Note the beta namespace — this method is in the beta client for now. It's stable enough for production use. The parse() method does not change what's sent to the API; it only handles schema generation and response parsing on your side.

Handling the refusal case

When the model determines it cannot safely fulfill a structured output request (e.g. the user asks for personal data extraction in a way that triggers safety guidelines), it sets message.refusal instead of populating message.content. Always check both:

message = response.choices[0].message

if message.refusal:
    # Model declined — message.parsed is None
    print(f"Model refused: {message.refusal}")
elif message.parsed:
    # Pydantic path
    result = message.parsed
else:
    # Raw json_schema path
    result = json.loads(message.content)

If you use the raw json_schema approach (not parse()), check message.content for the refusal text — the field name is the same. A refused request still uses tokens; it just won't give you the schema-conformant output.

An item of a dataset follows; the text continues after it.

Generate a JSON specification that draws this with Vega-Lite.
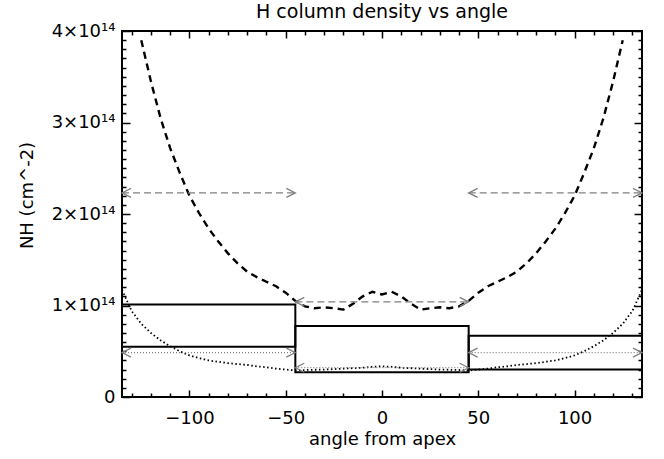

Structured outputs vs `json_mode`

Feature	json_mode	Structured outputs
Output guaranteed to be valid JSON	Yes	Yes
Output guaranteed to match your schema	No	Yes (strict mode)
Schema definition required	No	Yes
Refusal case	No	Yes — check `message.refusal`
Pydantic integration	Manual	Native via `parse()`
Use case	Legacy / loose	Production extraction/parsing

For any new code, use structured outputs. The json_mode parameter is still available but it offers no schema enforcement — it just tells the model to produce valid JSON, which it may or may not do reliably depending on the prompt.

FAQ

What's the difference between json_mode and structured outputs? json_mode only guarantees valid JSON. Structured outputs guarantee the JSON matches your exact schema. Use structured outputs for any production extraction pipeline.

Can I use Pydantic with structured outputs? Yes — client.beta.chat.completions.parse(response_format=YourModel, ...) handles schema generation and parsing automatically. Access the result via message.parsed.

What strict mode requires: all objects need "additionalProperties": false, all properties must be in "required", optional fields use ["type", "null"] unions. Strict mode adds minor latency on the first call to a given schema, then caches.

Last updated May 28, 2026. Code examples verified against the OpenAI Python SDK v1.x and OpenAI structured outputs documentation. API behaviour may change — confirm against the official docs before deploying to production.